The letter, from some of the world’s most knowledgea­ble experts in the fields of nuclear weapons and arms control, arrives as Obama is lobbying Congress, the U.S. public and the nation’s allies to support the agreement.

The two-page letter may give the White House arguments a boost after the blow Obama suffered Thursday when Sen. Chuck Schumer, D-N.Y., one of the most influentia­l Jewish voices in Congress, announced he would oppose the deal, which calls for Iran to curb its nuclear program and allow inspection­s in return for an end to internatio­nal oil and financial sanctions.

The first signature on the letter is from Richard Garwin, a physicist who helped design the world’s first hydrogen bomb and has long advised Washington on nuclear weapons and arms control.

Also signing is Siegfried Hecker, a Stanford professor who, from 1986 to 1997, directed the Los Alamos weapons laboratory in New Mexico, the birthplace of the bomb.

Other prominent signatorie­s include Freeman Dyson of Princeton, Sidney Drell of Stanford and Rush Holt, a physicist and former member of Congress who now leads the American Associatio­n for the Advancemen­t of Science, the world’s largest general scientific society.

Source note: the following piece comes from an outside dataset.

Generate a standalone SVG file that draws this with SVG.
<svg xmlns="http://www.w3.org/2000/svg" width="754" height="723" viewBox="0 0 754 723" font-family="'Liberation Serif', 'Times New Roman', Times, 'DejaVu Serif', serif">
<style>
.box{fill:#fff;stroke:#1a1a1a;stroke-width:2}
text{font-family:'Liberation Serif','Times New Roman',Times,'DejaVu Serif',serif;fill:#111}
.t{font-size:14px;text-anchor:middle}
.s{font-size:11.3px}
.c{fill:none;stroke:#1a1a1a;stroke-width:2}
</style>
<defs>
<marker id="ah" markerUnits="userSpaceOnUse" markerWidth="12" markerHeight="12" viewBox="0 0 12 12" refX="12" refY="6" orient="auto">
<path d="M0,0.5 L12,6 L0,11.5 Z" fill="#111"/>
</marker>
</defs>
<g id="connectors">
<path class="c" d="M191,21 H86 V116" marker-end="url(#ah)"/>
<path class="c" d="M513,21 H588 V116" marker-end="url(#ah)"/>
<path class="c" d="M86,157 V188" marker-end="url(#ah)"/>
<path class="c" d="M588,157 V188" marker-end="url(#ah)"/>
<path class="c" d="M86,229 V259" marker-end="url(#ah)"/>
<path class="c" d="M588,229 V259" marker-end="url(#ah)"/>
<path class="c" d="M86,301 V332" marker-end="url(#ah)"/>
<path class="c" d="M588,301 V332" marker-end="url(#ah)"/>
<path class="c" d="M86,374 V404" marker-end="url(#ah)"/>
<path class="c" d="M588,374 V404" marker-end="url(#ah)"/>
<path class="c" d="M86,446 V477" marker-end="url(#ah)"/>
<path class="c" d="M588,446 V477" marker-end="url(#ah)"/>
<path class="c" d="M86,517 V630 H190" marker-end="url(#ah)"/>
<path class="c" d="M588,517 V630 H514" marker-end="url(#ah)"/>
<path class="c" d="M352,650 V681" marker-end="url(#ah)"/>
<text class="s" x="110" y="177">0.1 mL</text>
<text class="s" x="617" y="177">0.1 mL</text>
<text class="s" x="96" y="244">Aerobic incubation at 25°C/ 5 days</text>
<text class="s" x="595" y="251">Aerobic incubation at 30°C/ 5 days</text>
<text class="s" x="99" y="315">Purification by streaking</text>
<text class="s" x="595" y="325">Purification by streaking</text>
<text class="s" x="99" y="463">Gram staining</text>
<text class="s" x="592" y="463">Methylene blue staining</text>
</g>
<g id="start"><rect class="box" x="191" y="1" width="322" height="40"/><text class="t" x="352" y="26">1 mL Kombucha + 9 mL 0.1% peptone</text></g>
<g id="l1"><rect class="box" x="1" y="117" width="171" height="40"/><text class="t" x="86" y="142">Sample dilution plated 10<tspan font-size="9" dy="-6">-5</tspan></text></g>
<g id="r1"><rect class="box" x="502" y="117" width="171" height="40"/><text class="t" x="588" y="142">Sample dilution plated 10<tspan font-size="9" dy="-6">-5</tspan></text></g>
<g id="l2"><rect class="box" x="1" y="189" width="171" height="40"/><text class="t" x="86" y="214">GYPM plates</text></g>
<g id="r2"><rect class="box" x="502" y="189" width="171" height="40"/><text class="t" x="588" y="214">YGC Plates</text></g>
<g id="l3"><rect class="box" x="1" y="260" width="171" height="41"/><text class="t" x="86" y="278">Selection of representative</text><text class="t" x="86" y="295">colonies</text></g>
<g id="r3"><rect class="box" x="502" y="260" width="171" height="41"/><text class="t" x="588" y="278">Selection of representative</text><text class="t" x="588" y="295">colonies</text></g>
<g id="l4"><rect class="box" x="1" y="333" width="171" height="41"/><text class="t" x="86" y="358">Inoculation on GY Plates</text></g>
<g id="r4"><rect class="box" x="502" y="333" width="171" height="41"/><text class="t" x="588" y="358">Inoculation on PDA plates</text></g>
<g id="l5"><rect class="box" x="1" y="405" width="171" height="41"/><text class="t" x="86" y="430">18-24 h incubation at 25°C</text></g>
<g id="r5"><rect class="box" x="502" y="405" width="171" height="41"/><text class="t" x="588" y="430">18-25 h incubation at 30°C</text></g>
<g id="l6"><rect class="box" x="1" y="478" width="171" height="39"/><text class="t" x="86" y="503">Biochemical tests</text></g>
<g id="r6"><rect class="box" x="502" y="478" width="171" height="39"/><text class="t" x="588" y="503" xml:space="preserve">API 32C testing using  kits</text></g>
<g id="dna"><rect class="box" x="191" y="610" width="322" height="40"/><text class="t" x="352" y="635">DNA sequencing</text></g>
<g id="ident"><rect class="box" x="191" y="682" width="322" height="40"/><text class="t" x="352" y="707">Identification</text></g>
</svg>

Most of the 29 who signed the letter are physicists, and many of them have held what the government calls Q clearances — granting access to a special category of secret informatio­n that bears on the design of nuclear arms and is considered equivalent to the military’s top secret security clearance.

Many of them have advised Congress, the White House or federal agencies over the decades. For instance, Frank von Hippel, a Princeton physicist, served as assistant director for national security in the White House Office of Science and Technology Policy during the Clinton administra­tion.

The five Nobel laureates who signed are Leon Cooper of Brown University; Sheldon Glashow of Boston University; David Gross of UC Santa Barbara; Burton Richter of Stanford; and Frank Wilczek of the Massachuse­tts Institute of Technology.